De manera impulsiva, sin el consentimiento de su padre, Ricardo tomó la cruz en la nueva catedral de Tours, en el mismo sitio desde el cual su bisabuelo, Foulque de Anjou, había partido para casarse con la princesa Melisenda y gobernar con ella el reino de Jerusalén. Felipe Augusto protestó; se suponía que Ricardo iba a casarse con su hermana Alicia: pero después de escuchar un elocuente sermón del arzobispo de Tiro, él también tomó la cruz. Enrique II, que llevaba años proyectando una cruzada y enviando importantes sumas de dinero al reino de Jerusalén, se vio forzado a unirse a los dos jóvenes príncipes. Partirían de Vézelay tras la Pascua de 1190, pero Enrique murió el 6 de julio de 1189 antes de poder cumplir su voto.
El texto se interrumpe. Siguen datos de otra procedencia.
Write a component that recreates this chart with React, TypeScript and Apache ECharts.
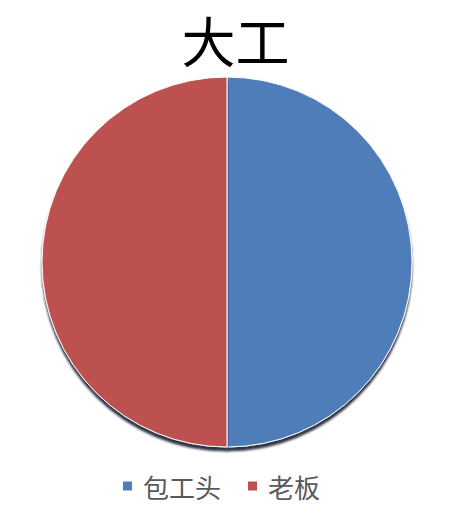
import React, { useEffect, useRef } from 'react';
import * as echarts from 'echarts';

const titleText = '大工';
const categories = ['包工头', '老板'];
const values = [50, 50];
const colors = ['#4F7DB9', '#BD5150'];

const App: React.FC = () => {
	const chartRef = useRef<HTMLDivElement>(null);

	useEffect(() => {
		if (!chartRef.current) return;
		const chart = echarts.init(chartRef.current, undefined, { renderer: 'svg' });

		const option: echarts.EChartsOption = {
			animation: false,
			backgroundColor: '#ffffff',
			title: {
				text: titleText,
				left: 'center',
				top: 3,
				padding: 0,
				textStyle: {
					color: '#000000',
					fontSize: 54,
					lineHeight: 56,
					fontWeight: 'normal',
					fontFamily: 'Noto Sans CJK SC'
				}
			},
			legend: {
				bottom: 14,
				left: 108,
				icon: 'rect',
				itemWidth: 11,
				itemHeight: 11,
				itemGap: 25,
				textStyle: {
					color: '#595959',
					fontSize: 26,
					fontFamily: 'Noto Sans CJK SC',
					padding: [0, 0, 0, 5]
				},
				data: categories
			},
			series: [
				{
					name: titleText,
					type: 'pie',
					radius: 185,
					center: [219, 254],
					startAngle: 90,
					label: { show: false },
					labelLine: { show: false },
					emphasis: { disabled: true },
					itemStyle: {
						borderColor: '#ffffff',
						borderWidth: 1,
						shadowColor: 'rgba(20, 30, 50, 0.9)',
						shadowBlur: 2,
						shadowOffsetY: 4
					},
					data: categories.map((name, i) => ({
						name,
						value: values[i],
						itemStyle: { color: colors[i] }
					}))
				}
			]
		};

		chart.setOption(option);
		return () => {
			chart.dispose();
		};
	}, []);

	return <div ref={chartRef} style={{ width: '455px', height: '510px' }} />;
};

export default App;
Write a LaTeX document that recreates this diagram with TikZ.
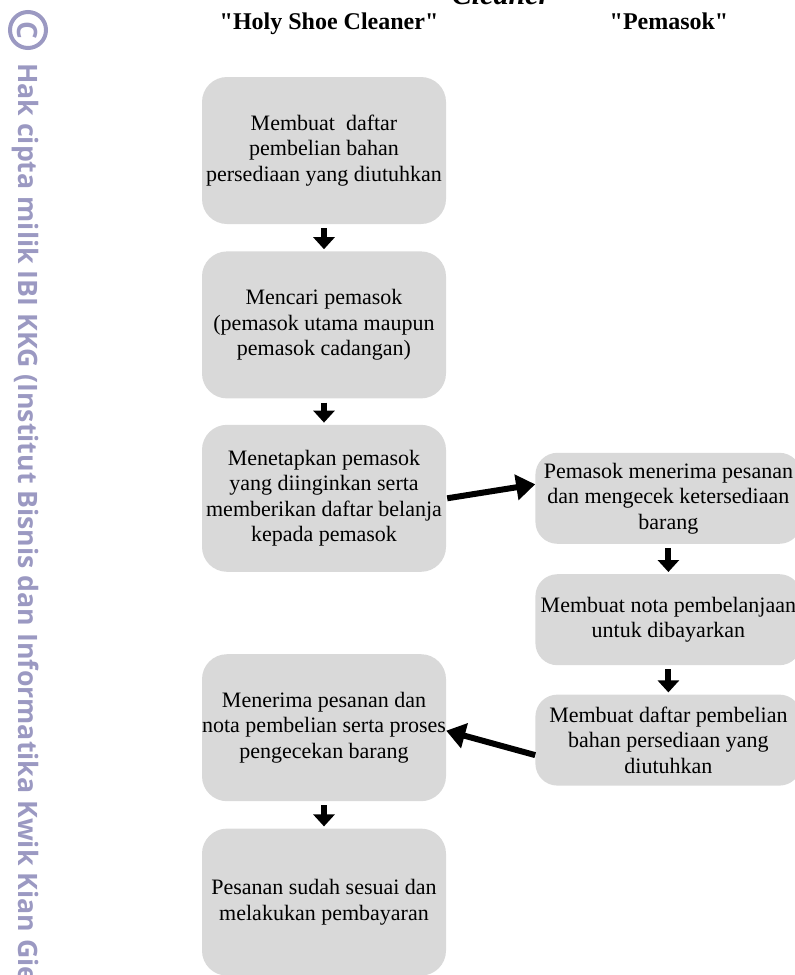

Ahora Ricardo, el rey de Inglaterra, duque de Normandía y de Aquitania, tenía enormes recursos a su disposición, y planeó meticulosamente su cruzada. Había un gran entusiasmo popular por la misión, y cistercienses como Balduino, el arzobispo de Canterbury, promovieron la guerra santa a la manera de Bernardo de Clairvaux; pero ya no encontramos, como en la época de la primera Cruzada, “silenciosos y misteriosos eremitas que aconsejan a los líderes sobre tácticas militares”: incluso los hombres de la Iglesia “que invocaban la ayuda de Dios […] confiaban en sus propios recursos”. El Papa ordenó un impuesto del diez por ciento sobre todos los ingresos y bienes muebles, que se conocería como “el diezmo de Saladino”. Si bien, en definitiva, la cruzada dependía siempre de la voluntad de los individuos de arriesgar su vida y sus propiedades para recuperar los Lugares Santos, “el estímulo del Espíritu Santo obraba ahora con más claridad en los canales oficiales”.